An expert of the United Nations Commission on Human Rights said today that torture is widespread and systematic in police stations and custodial institutions in most parts of Brazil.

Sir Nigel Rodley, Special Rapporteur on the question of torture, told the Commission this morning that abuses took place in a majority of the places he had visited during a mission to Brazil last year and, “as far as indirect testimonies presented to me from reliable sources suggest, in most other parts of the country”.

The Special Rapporteur said torture and similar ill-treatment are found at all phases of detention: arrest, preliminary detention, other provisional detention and in penitentiaries and institutions for juvenile offenders.

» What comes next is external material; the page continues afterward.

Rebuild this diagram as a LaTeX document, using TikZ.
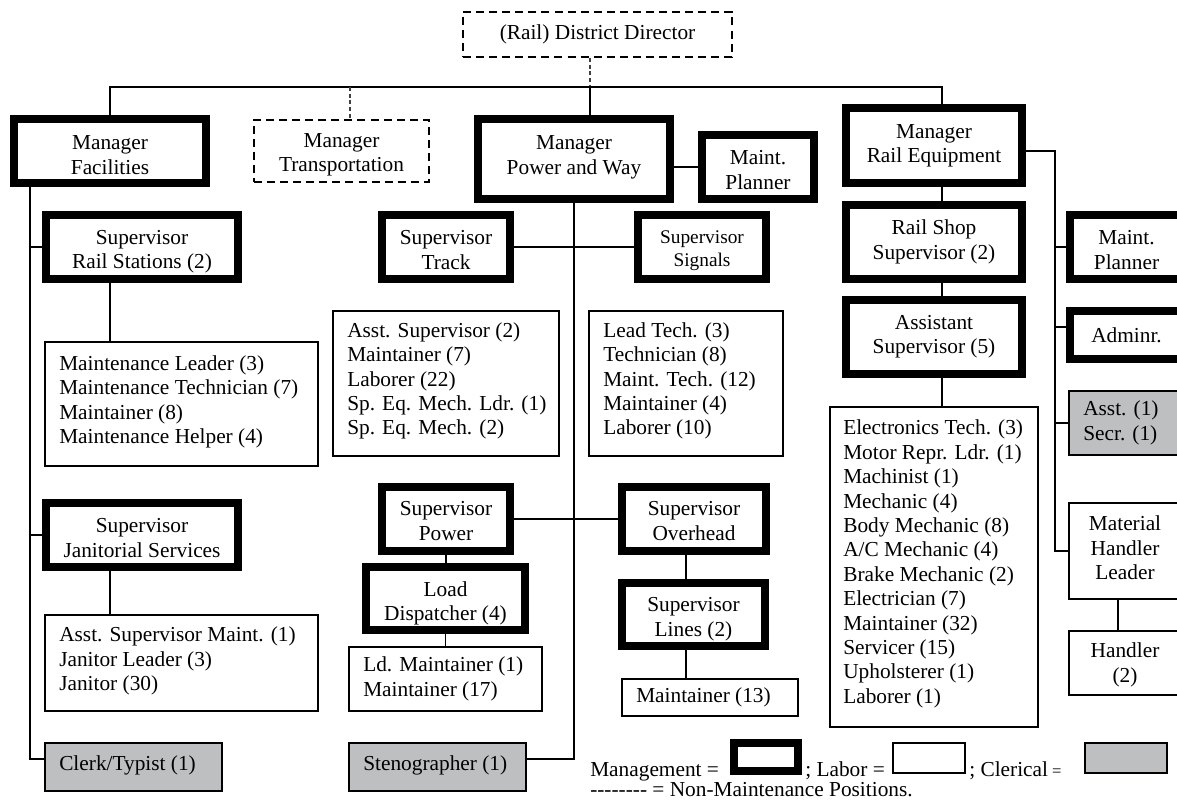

“It does not happen to all or everywhere”, he continued . “Mainly it happens to poor, black criminal suspects accused of having committed petty crimes or small-scale drug distribution”.

The Special Rapporteur added that he had been informed that the authorities had taken a number of initiatives that he considered positive, such as the convening of a conference of officials responsible for the administration of justice on the need for application of the 1997 Law against Torture and plans to launch this month a national campaign of public awareness-raising about the problem of torture, including the setting up of a national telephone hotline to receive allegations of torture. Today he also welcomed the expressed willingness of Brazilian authorities to continue their cooperation with his mandate.

Sir Nigel visited Brazil from 20 August to 12 September 2000. The report on the visit is contained in UN document E/CN.4/2001/66/Add. 2. The Special Rapporteur's general report is found in UN document E/CN.4/2001/66.